PH.D DEFENCE - PUBLIC SEMINAR

A New Perspective For Large-Scale Autonomous Navigation

Speaker
Mr. Gao Wei
Advisor
Dr David Hsu, Provost'S Chair Professor, School of Computing


05 Sep 2023 Tuesday, 02:30 PM to 04:00 PM

Cerebro, COM1-02-05

Abstract:

This thesis provides a new system architecture, algorithms, implementation, and experimental evaluation of large-scale autonomous navigation in a complex, highly variable environment, with only coarse prior information, i.e., a floorplan and RGB camera sensors, without the need for accurate localizations.

Autonomous driving has been a dream for decades of human beings. Despite the rapid success of deep learning in perception and control, it is still far from human-level performance in people’s daily lives. Two fundamental challenges are forbidding autonomous navigation from achieving human-level performance. The traditional navigation system requires a highly accurate map of the working environment and highly accurate localization w.r.t. the map. However, it is a chicken and egg dilemma. Without a precise map, how do we get an accurate localization? On the other hand, how do we generate a precise map in an unknown environment without accurate localization?

This thesis tries to re-visit the autonomous navigation problem in a different aspect. We can decouple the autonomous navigation problem as high-level guidance and low-level navigation skills. We argue that local navigation skills are highly repeatable, like human drivers learn driving skills before being licensed. Those learned skills can help the human driver to go anywhere in the world following the traffic rules. Why won’t robots have similar skills to navigate anywhere following specific rules?

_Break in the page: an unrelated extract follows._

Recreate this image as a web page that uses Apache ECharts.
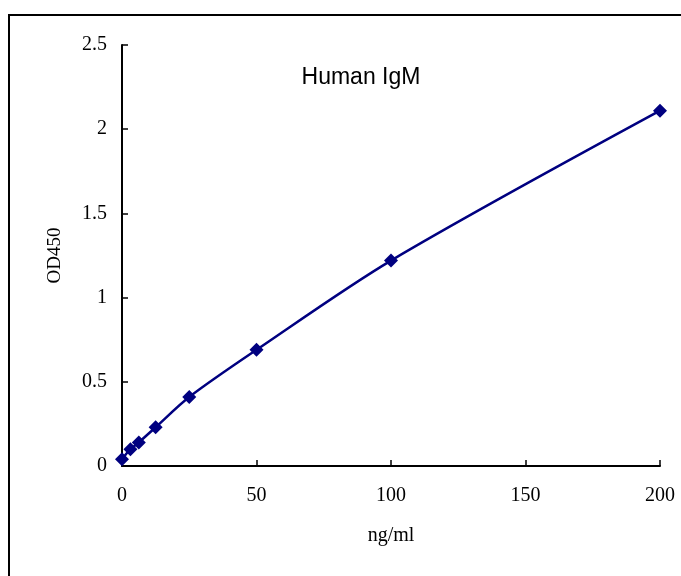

In our first work, we answer one question: How can a delivery robot navigate reliably to a destination in a new office building with minimal prior information? To tackle this challenge, we introduce a two-level hierarchical approach, which integrates model-free deep learning and model-based path planning. At the low level, a neural network motion controller, the intention-net, is trained end-to-end to provide robust local navigation—the intention-net maps images from a single monocular camera and "intentions" directly to robot controls. At the high level, a path planner uses a crude map, i.e., a 2-D floor plan, to compute a path from the robot’s current location to the goal. The planned route provides intentions to the intention net. Preliminary experiments suggest that the learned motion controller is robust against perceptual uncertainty, and by integrating with a path planner, it generalizes effectively to new environments and goals.

Secondly, we find that low-level motion controllers must handle partial observability due to the limited sensor coverage and dynamic environment changes. We further propose to train a neural network (NN) controller for local navigation via imitation learning. To tackle complex visual observations, we extract multi-scale spatial representations through CNNs. To tackle partial observability, we aggregate multi-scale spatial information over time and encode it in LSTMs. We use a separate memory module for each behavior mode to learn multimodal behaviors. Importantly, we integrate the multiple neural network modules into a unified controller that achieves robust performance for visual navigation in complex, partially observable environments. We implemented the controller on the quadrupedal Spot robot and evaluated it on three challenging tasks: adversarial pedestrian avoidance, blind-spot obstacle avoidance, and elevator riding. The experiments show that the proposed NN architecture significantly improves navigation performance.

Thirdly, there would be a compound error with imitation learning using behavior cloning. To tackle this challenge, we integrate inverse reinforcement learning (IRL) with our "intention" design to learn a better controller. An inverse reinforcement learning (IRL) agent learns to act intelligently by observing expert demonstrations and learning the expert’s underlying reward function. We present Context-Hierarchy IRL(CHIRL), a new IRL algorithm that exploits the context to scale up IRL and learn the reward functions of complex behaviors. CHIRL models the context hierarchically as a directed acyclic graph; it represents the reward function as a corresponding modular deep neural network that associates each network module with a node of the context hierarchy. The context hierarchy and the modular reward representation enable data sharing across multiple contexts and context-specific state abstraction, significantly improving learning performance. CHIRL naturally connects with hierarchical task planning when the context hierarchy represents subtask decomposition. It enables the incorporation of the prior knowledge of causal dependencies of subtasks. It makes it capable of solving large complex tasks by decoupling them into several subtasks and conquering each subtask to solve the original task. Experiments on benchmark tasks, including a large-scale autonomous driving task in the CARLA simulator, show promising results in scaling up IRL for tasks with complex reward functions.

Lastly, we develop a large-scale autonomous navigation system in a multi-terrain and multi-floor complex environment without the need to pre-scan the whole environment. Using existing floorplans and GPS maps, we design a two-level map system with topologic and topometric at the high level. We use our designed neural network controller at the low level to learn the repeatable navigation skills conditioned on global guidance. Our system has been successfully deployed on the Boston spot robots and can navigate autonomously on the NUS campus. It has been running autonomously for more than 100 kilometers since February 2021.